Will my hens still lay eggs in winter?

The time of year can actually have an impact on how many eggs your chickens are producing! This is due to a hen’s hormonal response to how much light they are exposed to. They’ll typically need between 12-14 hours of daylight each day to produce eggs, and 16 hours for optimum production. This phenomenon is actually nature’s way of telling a hen to rest! Shorter days means colder weather is coming, and egg production takes a large energy-toll on a hen – energy that is better spent keeping a hen warm during the winter. Therefore, for most breeds, hens will either stop or drastically reduce their egg production during the winter months, and will resume their regular laying schedules in the spring when the days grow longer once more. 

What about Avian Flu?

As of Monday 7th November 2022, the United Kingdom’s Chief Veterinary Officer has agreed to bring in new housing measures across the whole of England to minimise the risk of the avian influenza spreading amongst poultry and captive birds. Please refer to our regularly reviewed Everything You Need To Know About Avian Flu blog for further information on restrictions and the latest guidelines.

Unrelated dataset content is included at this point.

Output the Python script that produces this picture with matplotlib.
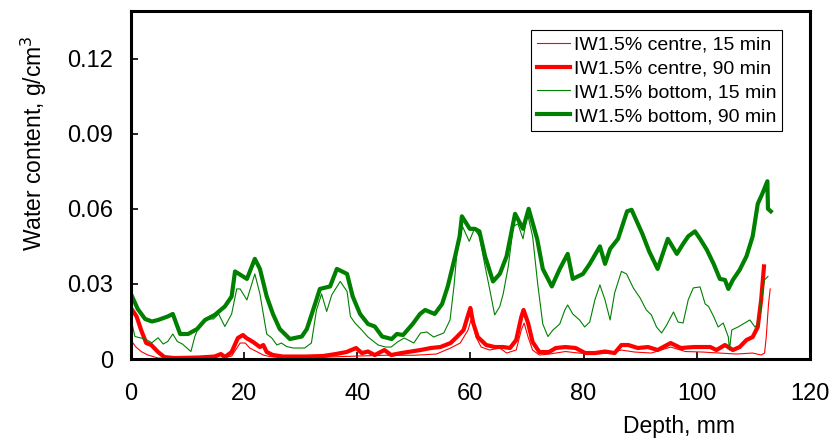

This entry was posted in Chickens

2 replies on “Winter Chicken Keeping FAQs”

Amanda kelly says:

Should my 5 large hens have a perch in their Eglu Mark 1? And if so, where & what do you erect it to?? They have a perch in their run.

olga johnson says:

thanks this is good advice and explains why our chickens huddle together in their insulated hut. the hut was previously one of our cattery units and they seem comfortable. we added another chicken last year when we recued a fighting cockerel who was in very bad condition. He has fitted in really well and gets on with the other cockerel ( sussex white) it’s great to see them.